Dongeng Tentang Tahura yang Tilas Kerajaan Majapahit
Hutan dibabat diganti tanaman kelapa sawit. Hari-hari ini menjadi buah bibir lagi. Menjadi isu panas lagi. Saking cetarnya isu lama dan selalu mampu menjadi isu terkini itu, produk kelapa sawit Indonesia diblokade Eropa. Konon kebijakan taktis pun diambil, minyak kelapa sawit harus bisa dicampur dengan solar agar tetap mampu jadi BBM untuk kendaraan yang bermesin diesel.
_________________
Seperti apa jadinya? Entahlah! Yang jelas bab dalam tulisan ini tak bicarakan itu. Tak bicarakan sawit, tak bicarakan isu blokade produk sawit Indonesia oleh dunia, dll. Tapi bicarakan soal hutan. Bukan juga hutan yang dibabat kemudian diganti dengan sawit. Melainkan potensi hutan Jawa Timur yang semestinya bisa jadi cadangan karbon dunia.
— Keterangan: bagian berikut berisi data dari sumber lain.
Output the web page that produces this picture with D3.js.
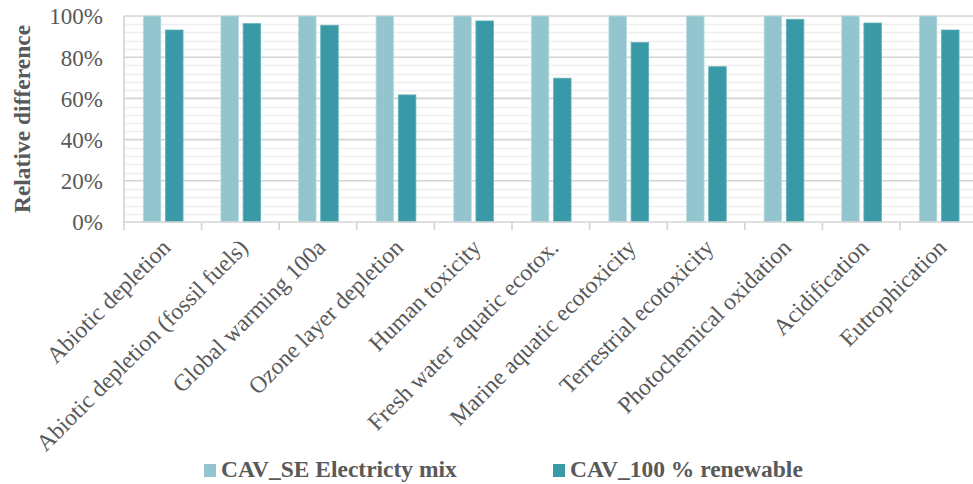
<!DOCTYPE html>
<html>
<head>
<meta charset="utf-8">
<script src="https://cdn.jsdelivr.net/npm/d3@7"></script>
<style>
  html, body { margin: 0; padding: 0; background: #fff; }
  svg { display: block; }
  text { font-family: "Liberation Serif", "Times New Roman", serif; fill: #595959; }
</style>
</head>
<body>
<div id="chart"></div>
<script>
// Impact categories and relative results per scenario
const categories = [
  "Abiotic depletion",
  "Abiotic depletion (fossil fuels)",
  "Global warming 100a",
  "Ozone layer depletion",
  "Human toxicity",
  "Fresh water aquatic ecotox.",
  "Marine aquatic ecotoxicity",
  "Terrestrial ecotoxicity",
  "Photochemical oxidation",
  "Acidification",
  "Eutrophication"
];
const seriesNames = ["CAV_SE Electricty mix", "CAV_100 % renewable"];
const seMix = [1, 1, 1, 1, 1, 1, 1, 1, 1, 1, 1];
const renewable = [0.932, 0.963, 0.955, 0.617, 0.976, 0.698, 0.872, 0.754, 0.984, 0.966, 0.932];
const yTicks = [0, 0.2, 0.4, 0.6, 0.8, 1.0];
const seriesColors = ["#92C5CE", "#3A99A6"];
const seriesStrokes = ["#B9DCE2", "#62B1BC"];

const W = 973, H = 484;
const plot = { left: 124, right: 977.6, top: 16, bottom: 222 };

const svg = d3.select("#chart").append("svg")
  .attr("width", W).attr("height", H);

const x0 = d3.scaleBand().domain(categories).range([plot.left, plot.right]).padding(0);
const x1 = d3.scaleBand().domain(seriesNames)
  .range([x0.bandwidth() * 0.249, x0.bandwidth() * 0.761])
  .paddingInner(0.21).paddingOuter(0);
const y = d3.scaleLinear().domain([0, 1]).range([plot.bottom, plot.top]);

// minor gridlines every 4 %
const minor = d3.range(0.04, 1.0001, 0.04).filter(v => Math.abs(v * 5 - Math.round(v * 5)) > 1e-6);
svg.append("g").selectAll("line").data(minor).join("line")
  .attr("x1", plot.left).attr("x2", plot.right)
  .attr("y1", d => Math.round(y(d)) + 0.5).attr("y2", d => Math.round(y(d)) + 0.5)
  .attr("stroke", "#EEEEEE").attr("stroke-width", 1.5);

// major gridlines every 20 %
svg.append("g").selectAll("line").data(yTicks.slice(1)).join("line")
  .attr("x1", plot.left).attr("x2", plot.right)
  .attr("y1", d => y(d)).attr("y2", d => y(d))
  .attr("stroke", "#D4D4D4").attr("stroke-width", 1.6);

// left axis line
svg.append("line")
  .attr("x1", plot.left).attr("x2", plot.left)
  .attr("y1", plot.top).attr("y2", plot.bottom)
  .attr("stroke", "#D4D4D4").attr("stroke-width", 1.6);

// bars
const rows = categories.map((c, i) => ({ cat: c, vals: [seMix[i], renewable[i]] }));
const groups = svg.append("g").selectAll("g").data(rows).join("g")
  .attr("transform", d => `translate(${x0(d.cat)},0)`);
groups.selectAll("rect").data(d => d.vals.map((v, k) => ({ key: seriesNames[k], v, k })))
  .join("rect")
  .attr("x", d => x1(d.key))
  .attr("width", x1.bandwidth())
  .attr("y", d => y(d.v))
  .attr("height", d => y(0) - y(d.v))
  .attr("fill", d => seriesColors[d.k])
  .attr("stroke", d => seriesStrokes[d.k])
  .attr("stroke-width", 0.8);

// category axis line and boundary ticks
svg.append("line")
  .attr("x1", plot.left).attr("x2", plot.right)
  .attr("y1", plot.bottom).attr("y2", plot.bottom)
  .attr("stroke", "#D4D4D4").attr("stroke-width", 1.6);
const boundaries = categories.map(c => x0(c)).concat([plot.right]);
svg.append("g").selectAll("line").data(boundaries).join("line")
  .attr("x1", d => d).attr("x2", d => d)
  .attr("y1", plot.bottom).attr("y2", plot.bottom + 8)
  .attr("stroke", "#D4D4D4").attr("stroke-width", 1.6);

svg.append("g").selectAll("text").data(categories).join("text")
  .attr("text-anchor", "end")
  .attr("font-size", 23.5)
  .attr("transform", d => `translate(${x0(d) + x0.bandwidth() / 2 + 9},${plot.bottom + 27}) rotate(-45)`)
  .text(d => d);

// value axis labels
const yAxis = d3.axisLeft(y).tickValues(yTicks).tickFormat(d3.format(".0%")).tickSize(0).tickPadding(21);
const ya = svg.append("g").attr("transform", `translate(${plot.left},0)`).call(yAxis);
ya.select(".domain").remove();
ya.selectAll("text")
  .attr("font-size", 23)
  .attr("font-family", "Liberation Serif, Times New Roman, serif")
  .attr("fill", "#595959")
  .attr("dy", "0.34em");

// axis title
svg.append("text")
  .attr("transform", `translate(30,${(plot.top + plot.bottom) / 2}) rotate(-90)`)
  .attr("text-anchor", "middle")
  .attr("font-size", 23.5)
  .attr("font-weight", "bold")
  .text("Relative difference");

// legend
const legendX = [204, 553];
const lg = svg.append("g").selectAll("g").data(seriesNames).join("g")
  .attr("transform", (d, i) => `translate(${legendX[i]},464)`);
lg.append("rect").attr("width", 12).attr("height", 13)
  .attr("fill", (d, i) => seriesColors[i]);
lg.append("text").attr("x", 17).attr("y", 12.5)
  .attr("font-size", 23.5).attr("font-weight", "bold")
  .text(d => d);
</script>
</body>
</html>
Dirintis tahun 1992. Ditetapkan oleh keputusan Presiden. Penetapan itu masih diperkuat dengan Surat Keputusan Menteri Kehutanan Nomor 1128/Kpts-II/1992. Lengkap sudah. Apa itu? Tak lain adalah Tahura. Apa itu Tahura? Adalah Akronim dari Taman Hutan Raya. Sedangkan namanya adalah: R. Soerjo. Dia sejatinya hutan lindung. Sekaligus konservasi keanekaragaman hayati, flora maupun fauna di Jawa Timur. Sebuah potensi besar yang harus diketahui banyak orang.
Tahura
Anda orang Jawa Timur? Bukan? Rapopo kalau bukan. Juga ra masalah meskipun bukan wong Jawa Timur tetapi tinggal di wilayah ini. Tapi, bagi yang asli Jawa Timur, pasti tahu dong Tahura R. Soerjo. Atau, minimal pernah mendengar ini. Mungkin di pelajaran IPA. Boleh jadi juga IPS. Jadi, kalau tidak kenal sama babar blas Tahura R. Soerjo, ah kebangetan sekali sampeyan ini.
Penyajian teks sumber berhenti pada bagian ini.